NEW DELHI, Jan 14, (AFP): Foreign supermarket giants faced being shut out of the Indian capital Tuesday after Delhi’s new state government said it would not grant them a licence to operate, reversing the previous administration’s policy. Amit Yadav, Delhi municipality’s industry commissioner told AFP he had written to the federal government to say that foreign “multi-brand retailers” would not be allowed to open stores in the city, despite the national Congress-led government supporting their entry. Foreign retailers, which only sell their own branded products, such as Britain’s Marks & Spencer, have long been able to operate in India. Reforms unveiled by Prime Minister Manmohan Singh in late 2012 were aimed at paving the way for the first foreign supermarkets to operate, provided 30 percent of their produce is sourced locally. Delhi had been expected to be one of the first places to welcome the likes of Tesco and Walmart under the reforms.

Trounced
But Singh’s Congress party was trounced in state elections in Delhi last month, losing power to a new anti-corruption party with a much cooler attitude towards foreign direct investment (FDI). “It was a part of their manifesto to drop the FDI in multibrand retail policy and accordingly, a letter has been sent to the government of India asking to withdraw it,” said Yadav. “FDI in multibrand retail is a policy that lies with the consent of individual state establishments. Its implementation is strictly a state subject.” Aam Aadmi, a fledgling anticorruption party, made opposition to the FDI changes one of its pledges in the Delhi election which had been ruled by Congress for the last 15 years. Singh’s FDI reforms, which allow Western supermarkets to hold a majority stake in local chains for the first time, have been seen as a chance to revive India’s ailing economy. But small family-run stores fear that they could be priced out of business by the major retailers while there has also been widespread opposition from labour activists. Indian commerce minister Anand Sharma reacted sharply Tuesday calling Aam Aadmi’s decision “baffling”, saying it was “devoid of any merit or logic” especially when farmers backed the policy.

Responsible
“India is a responsible and mature democracy. We are not a banana republic. What message are we sending?”, Sharma said in an interview to news channel NDTV. India’s main business lobby also criticised the move, saying it would hit investor confidence at a time when the economy is growing at its slowest rate for a decade. “This direct negation without demonstrating a search for a viable alternative would hamper investment sentiment,” said Sidharth Birla, president of the Federation of Indian Chambers of Commerce and Industry. “It has been proven time and again that both large multibrand retail stores and small kirana stores coexist peacefully,” Birla told the Press Trust of India news agency. Singh’s FDI reforms, which also opened up the airline and insurance industries, had been meant to draw in more foreign investors into Asia’s third largest economy.

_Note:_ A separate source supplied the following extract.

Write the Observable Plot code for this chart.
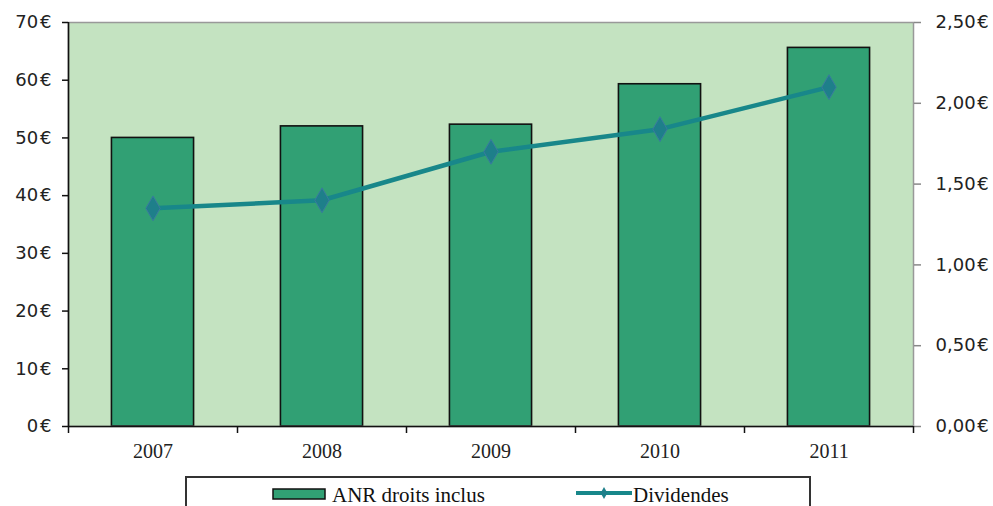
<!DOCTYPE html>
<html><head><meta charset="utf-8">
<script src="https://cdn.jsdelivr.net/npm/d3@7"></script>
<script src="https://cdn.jsdelivr.net/npm/@observablehq/plot@0.6"></script>
<style>
html,body{margin:0;padding:0;background:#fff;overflow:hidden;width:993px;height:506px;position:relative}
#chart{position:absolute;left:0;top:0}
#legend{position:absolute;left:0;top:470px}
</style></head><body><div id="chart"></div>
<svg id="legend" width="993" height="36"></svg>
<script>
const years = ["2007", "2008", "2009", "2010", "2011"];
const anr = [50.0, 52.0, 52.3, 59.3, 65.6];
const dividendes = [1.35, 1.40, 1.70, 1.84, 2.10];
const leftTicks = [0, 10, 20, 30, 40, 50, 60, 70];
const rightTicks = [0, 0.5, 1.0, 1.5, 2.0, 2.5];
const seriesNames = ["ANR droits inclus", "Dividendes"];

const ratio = 70 / 2.5;
const data = years.map((y, i) => ({i, year: y, anr: anr[i], div: dividendes[i]}));
const fmtRight = d3.format(".2f");

const chart = Plot.plot({
  width: 993, height: 475,
  marginLeft: 68, marginRight: 80, marginTop: 22, marginBottom: 49,
  style: {background: "transparent", fontFamily: "DejaVu Sans, sans-serif"},
  x: {type: "linear", domain: [0, 5]},
  y: {domain: [0, 70]},
  marks: [
    Plot.frame({fill: "#c4e3c1", stroke: "none"}),
    Plot.rectY(data, {x1: d => d.i + 0.257, x2: d => d.i + 0.743, y: "anr", fill: "#31a074", stroke: "#111", strokeWidth: 1.6}),
    Plot.frame({stroke: "#999", strokeWidth: 1.5, fill: "none"}),
    Plot.ruleX([0], {stroke: "#111", strokeWidth: 1.6}),
    Plot.ruleY([0], {stroke: "#111", strokeWidth: 1.6}),
    Plot.axisY({ticks: leftTicks, tickFormat: d => d + "\u200A€", tickSize: 6, tickPadding: 11, label: null,
      stroke: "#111", strokeWidth: 1.5, fill: "#222", fontSize: 18, fontFamily: "DejaVu Sans, sans-serif"}),
    Plot.axisY({anchor: "right", ticks: rightTicks.map(v => v * ratio), tickFormat: d => fmtRight(d / ratio).replace(".", ",") + "\u200A€",
      tickSize: 7, tickPadding: 15, label: null, stroke: "#888", strokeWidth: 1.5, fill: "#222", fontSize: 18, fontFamily: "DejaVu Sans, sans-serif"}),
    Plot.axisX({ticks: [0, 1, 2, 3, 4, 5], tickFormat: () => "", tickSize: 7, label: null, stroke: "#111", strokeWidth: 1.5}),
    Plot.axisX({ticks: [0.5, 1.5, 2.5, 3.5, 4.5], tickFormat: d => years[Math.floor(d)], tickSize: 0, tickPadding: 17, label: null,
      fill: "#222", fontSize: 20, fontFamily: "Liberation Serif, serif"}),
    Plot.line(data, {x: d => d.i + 0.5, y: d => d.div * ratio, stroke: "#18878a", strokeWidth: 4.5}),
    Plot.dot(data, {x: d => d.i + 0.5, y: d => d.div * ratio, symbol: "diamond", r: 7.5, fill: "#1e7f8a", stroke: "#3a7aa0", strokeWidth: 1})
  ]
});
document.getElementById("chart").appendChild(chart);

// legend (below the chart)
const lg = d3.select("#legend");
lg.append("rect").attr("x", 186).attr("y", 7).attr("width", 624).attr("height", 60)
  .attr("fill", "#fff").attr("stroke", "#333").attr("stroke-width", 2);
lg.append("rect").attr("x", 273).attr("y", 19).attr("width", 52).attr("height", 10)
  .attr("fill", "#31a074").attr("stroke", "#111").attr("stroke-width", 1.5);
lg.append("text").attr("x", 332).attr("y", 32).text(seriesNames[0])
  .attr("font-family", "Liberation Serif, serif").attr("font-size", 21).attr("fill", "#111");
lg.append("line").attr("x1", 576).attr("x2", 632).attr("y1", 23).attr("y2", 23)
  .attr("stroke", "#18878a").attr("stroke-width", 4);
lg.append("path").attr("d", d3.symbol(d3.symbolDiamond, 40)()).attr("transform", "translate(604,23)")
  .attr("fill", "#1e7f8a");
lg.append("text").attr("x", 633).attr("y", 32).text(seriesNames[1])
  .attr("font-family", "Liberation Serif, serif").attr("font-size", 21).attr("fill", "#111");
</script>
</body></html>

Last month the foreign investment regulator cleared plans by British retail giant Tesco and Vodafone, the world’s largest mobile phone operator, to invest over $1.5 billion in India. But such deals have been undermined by persistent worries over issues such as corruption, red tape and tax battles. Walmart and Indian firm Bharti announced last October that they were ending their retail partnership, with the US giant saying India’s foreign investment rules were partly to blame for the split.